**GIVEN RECORDS**

— Start —

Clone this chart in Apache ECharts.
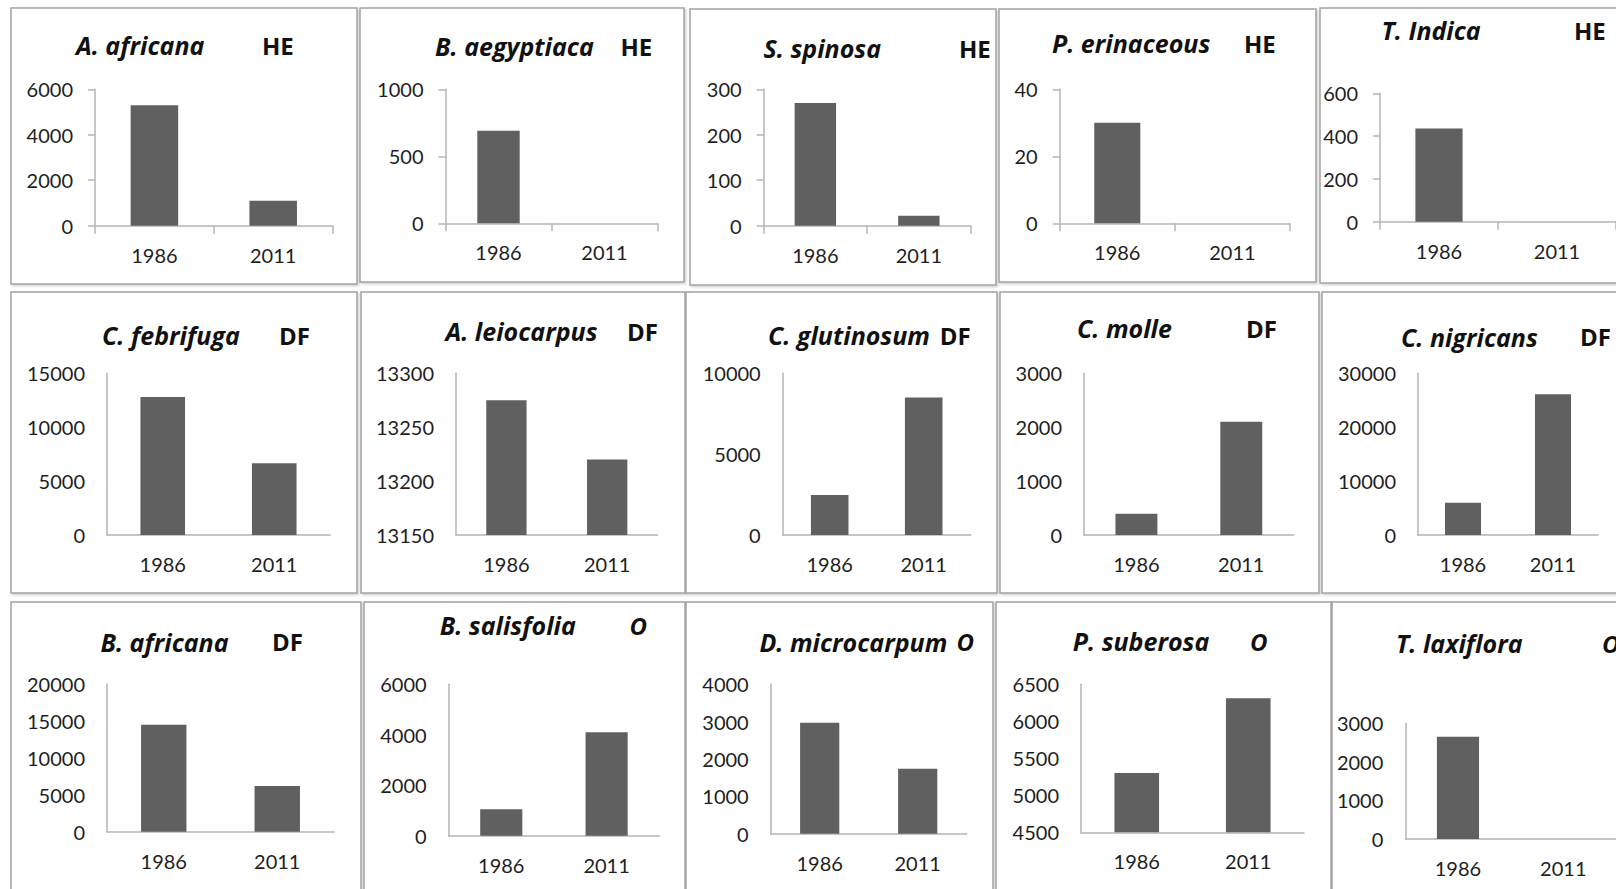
<!DOCTYPE html>
<html>
<head>
<meta charset="utf-8">
<title>Stem density 1986 vs 2011 by species</title>
<script src="https://cdn.jsdelivr.net/npm/echarts@6/dist/echarts.min.js"></script>
<style>
  html, body { margin: 0; padding: 0; background: #ffffff; }
  #chart { width: 1616px; height: 889px; }
</style>
</head>
<body>
<div id="chart"></div>
<script>
// ---- data ----
const years = ['1986', '2011'];
const species = [
  'A. africana', 'B. aegyptiaca', 'S. spinosa', 'P. erinaceous', 'T. Indica',
  'C. febrifuga', 'A. leiocarpus', 'C. glutinosum', 'C. molle', 'C. nigricans',
  'B. africana', 'B. salisfolia', 'D. microcarpum', 'P. suberosa', 'T. laxiflora'
];
const groups = [
  'HE', 'HE', 'HE', 'HE', 'HE',
  'DF', 'DF', 'DF', 'DF', 'DF',
  'DF', 'O', 'O', 'O', 'O'
];
const values1986 = [5300, 690, 270, 30, 435, 12800, 13275, 2470, 395, 6000, 14500, 1050, 2970, 5300, 2650];
const values2011 = [1100, 0, 22, 0, 0, 6650, 13220, 8500, 2100, 26100, 6200, 4100, 1740, 6310, 0];
// value-axis tick labels: min, max, step
const yMin  = [0, 0, 0, 0, 0, 0, 13150, 0, 0, 0, 0, 0, 0, 4500, 0];
const yMax  = [6000, 1000, 300, 40, 600, 15000, 13300, 10000, 3000, 30000, 20000, 6000, 4000, 6500, 3000];
const yStep = [2000, 500, 100, 20, 200, 5000, 50, 5000, 1000, 10000, 5000, 2000, 1000, 500, 1000];

// ---- layout (pixels) ----
// frame: panel border box; plot: axis box [left, top, width, height]; name/tag: title anchors
const frames = [
  [11, 8, 346, 276], [360, 8, 324, 274], [690, 9, 306, 276], [999, 9, 317, 273], [1320, 8, 320, 275],
  [11, 292, 346, 301], [361, 292, 324, 301], [686, 292, 311, 301], [1000, 292, 319, 301], [1322, 292, 320, 301],
  [11, 602, 350, 300], [364, 602, 321, 300], [686, 602, 307, 300], [996, 602, 335, 300], [1332, 602, 310, 300]
];
const plots = [
  [95, 89.3, 237.6, 136.4], [445.5, 89.3, 212, 134], [763.6, 89.3, 207, 136.4], [1059.7, 89.3, 230.3, 134], [1380, 93.3, 250, 128.4],
  [107, 373.3, 223, 161.7], [456, 373.3, 201.6, 161.7], [782.7, 373.3, 188, 161.7], [1084, 373.3, 209.7, 161.7], [1418, 373.3, 180, 161.7],
  [107, 684.3, 227, 147.4], [448.6, 684.3, 210.7, 151.4], [770.7, 684.3, 196, 149.4], [1081, 684.3, 223, 148], [1405.3, 723.3, 223, 115.7]
];
const namePos = [
  [76, 45], [435, 46], [763.6, 48.3], [1052, 43.3], [1381.5, 30],
  [102, 335], [445.5, 331], [768, 335], [1077, 328.3], [1401, 336.7],
  [100.4, 641.7], [439.7, 625], [759.4, 641.7], [1072.8, 641], [1396, 643.3]
];
const tagX = [262, 620.5, 959, 1244, 1574, 279, 627, 939.7, 1246, 1580, 272, 629.4, 956.4, 1250, 1602];

const FONT = 'Lato, "Open Sans", sans-serif';
const TITLE_FONT = '"Open Sans", "Noto Sans", sans-serif';
const AXIS_COLOR = '#b4b4b4';
const BAR_COLOR = '#606060';
const TEXT_COLOR = '#1e1e1e';

const grid = [], xAxis = [], yAxis = [], series = [], graphic = [];

species.forEach((name, i) => {
  const p = plots[i];
  const withTicks = i < 5; // top row draws tick marks on both axes

  grid.push({ left: p[0], top: p[1], width: p[2], height: p[3], containLabel: false });

  xAxis.push({
    type: 'category',
    gridIndex: i,
    data: years,
    axisLine: { show: true, lineStyle: { color: AXIS_COLOR, width: 1.5 } },
    axisTick: { show: withTicks, length: 8, lineStyle: { color: AXIS_COLOR, width: 1.5 } },
    axisLabel: { color: TEXT_COLOR, fontSize: 20, fontFamily: FONT, margin: 19 },
    splitLine: { show: false }
  });

  yAxis.push({
    type: 'value',
    gridIndex: i,
    min: yMin[i],
    max: yMax[i],
    interval: yStep[i],
    axisLine: { show: true, lineStyle: { color: AXIS_COLOR, width: 1.5 } },
    axisTick: { show: withTicks, length: 7, lineStyle: { color: AXIS_COLOR, width: 1.5 } },
    axisLabel: {
      color: TEXT_COLOR, fontSize: 20, fontFamily: FONT, margin: 22,
      formatter: v => String(v)
    },
    splitLine: { show: false }
  });

  series.push({
    type: 'bar',
    name: name,
    xAxisIndex: i,
    yAxisIndex: i,
    data: [values1986[i], values2011[i]],
    barCategoryGap: '60%',
    itemStyle: { color: BAR_COLOR },
    silent: true
  });

  const f = frames[i];
  graphic.push({
    type: 'rect',
    silent: true,
    z: -1,
    shape: { x: f[0], y: f[1], width: f[2], height: f[3] },
    style: {
      fill: '#ffffff',
      stroke: '#a3a3a3',
      lineWidth: 1.5,
      shadowColor: 'rgba(0,0,0,0.18)',
      shadowBlur: 2,
      shadowOffsetX: 1.5,
      shadowOffsetY: 1.5
    }
  });

  graphic.push({
    type: 'text',
    silent: true,
    x: namePos[i][0],
    y: namePos[i][1],
    style: {
      text: name,
      fill: '#111111',
      font: 'italic bold 25px ' + TITLE_FONT,
      verticalAlign: 'middle',
      align: 'left'
    }
  });

  graphic.push({
    type: 'text',
    silent: true,
    x: tagX[i],
    y: namePos[i][1],
    style: {
      text: groups[i],
      fill: '#111111',
      font: (groups[i] === 'O' ? 'italic ' : '') + 'bold 24px ' + TITLE_FONT,
      verticalAlign: 'middle',
      align: 'left'
    }
  });
});

const chart = echarts.init(document.getElementById('chart'), null, { renderer: 'svg' });
chart.setOption({
  backgroundColor: '#ffffff',
  animation: false,
  grid: grid,
  xAxis: xAxis,
  yAxis: yAxis,
  series: series,
  graphic: graphic
});
</script>
</body>
</html>
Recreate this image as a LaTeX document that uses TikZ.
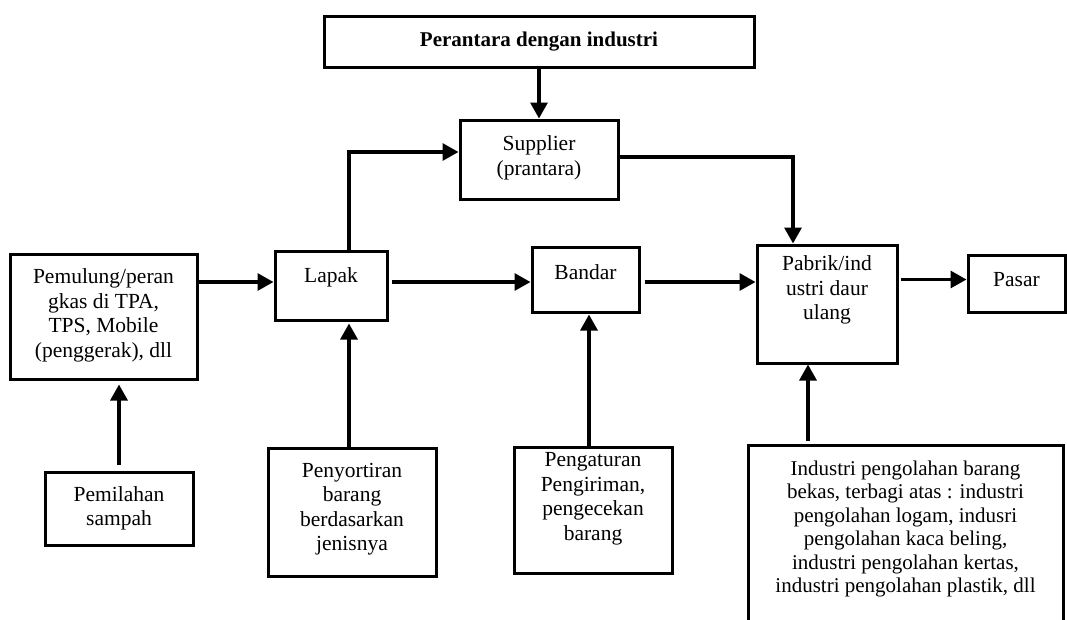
\documentclass[tikz,border=0pt]{standalone}
\usepackage{fontspec}
\setmainfont{Liberation Serif}
\usetikzlibrary{arrows.meta}
\begin{document}
\begin{tikzpicture}[x=1pt,y=-1pt,
  box/.style={draw=black, line width=3pt, rectangle, inner sep=0pt, fill=none},
  txt/.style={align=center, inner sep=0pt, font=\fontsize{21.5}{24.5}\selectfont, text=black},
  arr/.style={line width=3.2pt, -{Triangle[length=16pt,width=17pt]}},
  ln/.style={line width=3.2pt}]
\useasboundingbox (0,0) rectangle (1067,619);
\clip (0,0) rectangle (1067,619);
\fill[white] (0,0) rectangle (1067,619);
% boxes
\node[box, minimum width=430pt, minimum height=51pt] (top) at (539,41.5) {};
\node[box, minimum width=158pt, minimum height=79pt] (supplier) at (539,159.5) {};
\node[box, minimum width=187pt, minimum height=125pt] (pemulung) at (103.5,316.5) {};
\node[box, minimum width=112pt, minimum height=69pt] (lapak) at (331,285.5) {};
\node[box, minimum width=107pt, minimum height=65pt] (bandar) at (585.5,279.5) {};
\node[box, minimum width=140pt, minimum height=118pt] (pabrik) at (827,304) {};
\node[box, minimum width=97pt, minimum height=57pt] (pasar) at (1016.5,283.5) {};
\node[box, minimum width=148pt, minimum height=73pt] (pemilahan) at (119,508.5) {};
\node[box, minimum width=168pt, minimum height=128pt] (penyortiran) at (352,512) {};
\node[box, minimum width=158pt, minimum height=126pt] (pengaturan) at (593,510) {};
\node[box, minimum width=315pt, minimum height=215pt] (industri) at (905.5,552.5) {};
% texts
\node[txt, font=\fontsize{21}{24.5}\selectfont\bfseries] (top-t) at (539,42) {Perantara dengan industri};
\node[txt, yshift=1.5pt] (supplier-t) at (supplier) {Supplier\\(prantara)};
\node[txt, yshift=1pt] (pemulung-t) at (pemulung) {Pemulung/peran\\gkas di TPA,\\TPS, Mobile\\(penggerak), dll};
\node[txt, yshift=8pt] (lapak-t) at (lapak) {Lapak};
\node[txt, yshift=7.5pt] (bandar-t) at (bandar) {Bandar};
\node[txt, yshift=14pt] (pabrik-t) at (pabrik) {Pabrik/ind\\ustri daur\\ulang};
\node[txt, yshift=3.5pt] (pasar-t) at (pasar) {Pasar};
\node[txt] (pemilahan-t) at (pemilahan) {Pemilahan\\sampah};
\node[txt, yshift=3pt] (penyortiran-t) at (penyortiran) {Penyortiran\\barang\\berdasarkan\\jenisnya};
\node[txt, yshift=11pt] (pengaturan-t) at (pengaturan) {Pengaturan\\Pengiriman,\\pengecekan\\barang};
\node[txt, font=\fontsize{21}{23.5}\selectfont] (industri-t) at (905.5,529) {Industri pengolahan barang\\bekas, terbagi atas : industri\\pengolahan logam, indusri\\pengolahan kaca beling,\\industri pengolahan kertas,\\industri pengolahan plastik, dll};
% connectors
\draw[arr] (top) -- (supplier);
\draw[arr] ([xshift=18pt]lapak.north) |- ([yshift=7.5pt]supplier.west);
\draw[arr] ([yshift=2.5pt]supplier.east) -| ([xshift=-34pt]pabrik.north);
\draw[arr] ([yshift=3.5pt]pemulung.east |- lapak.west) -- ([yshift=3.5pt]lapak.west);
\draw[arr, shorten <=3pt] ([yshift=-2.5pt]lapak.east |- bandar.west) -- ([yshift=-2.5pt]bandar.west);
\draw[arr, shorten <=4pt] ([yshift=-2.5pt]bandar.east) -- ([yshift=-2.5pt]bandar.east -| pabrik.west);
\draw[arr, shorten <=2pt] ([yshift=4pt]pabrik.east |- pasar.west) -- ([yshift=4pt]pasar.west);
\draw[arr] ([yshift=6pt]pemilahan.north) -- ([yshift=-4pt]pemilahan.north |- pemulung.south);
\draw[arr] ([xshift=-3pt]penyortiran.north) -- ([xshift=-3pt,yshift=-2pt]penyortiran.north |- lapak.south);
\draw[arr] ([xshift=-4pt]pengaturan.north) -- ([xshift=-4pt,yshift=-1pt]pengaturan.north |- bandar.south);
\draw[arr] ([xshift=-97.5pt,yshift=3pt]industri.north) -- ([xshift=-97.5pt]industri.north |- pabrik.south);
\end{tikzpicture}
\end{document}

— End —

**EXERCISE PROMPT**
Copy nothing past the line containing "1000, 500, 1000];": reproduce every line from the start of the records up to it, skipping pictures.

**OUTPUT FOR THIS EXERCISE**
Clone this chart in Apache ECharts.
<!DOCTYPE html>
<html>
<head>
<meta charset="utf-8">
<title>Stem density 1986 vs 2011 by species</title>
<script src="https://cdn.jsdelivr.net/npm/echarts@6/dist/echarts.min.js"></script>
<style>
  html, body { margin: 0; padding: 0; background: #ffffff; }
  #chart { width: 1616px; height: 889px; }
</style>
</head>
<body>
<div id="chart"></div>
<script>
// ---- data ----
const years = ['1986', '2011'];
const species = [
  'A. africana', 'B. aegyptiaca', 'S. spinosa', 'P. erinaceous', 'T. Indica',
  'C. febrifuga', 'A. leiocarpus', 'C. glutinosum', 'C. molle', 'C. nigricans',
  'B. africana', 'B. salisfolia', 'D. microcarpum', 'P. suberosa', 'T. laxiflora'
];
const groups = [
  'HE', 'HE', 'HE', 'HE', 'HE',
  'DF', 'DF', 'DF', 'DF', 'DF',
  'DF', 'O', 'O', 'O', 'O'
];
const values1986 = [5300, 690, 270, 30, 435, 12800, 13275, 2470, 395, 6000, 14500, 1050, 2970, 5300, 2650];
const values2011 = [1100, 0, 22, 0, 0, 6650, 13220, 8500, 2100, 26100, 6200, 4100, 1740, 6310, 0];
// value-axis tick labels: min, max, step
const yMin  = [0, 0, 0, 0, 0, 0, 13150, 0, 0, 0, 0, 0, 0, 4500, 0];
const yMax  = [6000, 1000, 300, 40, 600, 15000, 13300, 10000, 3000, 30000, 20000, 6000, 4000, 6500, 3000];
const yStep = [2000, 500, 100, 20, 200, 5000, 50, 5000, 1000, 10000, 5000, 2000, 1000, 500, 1000];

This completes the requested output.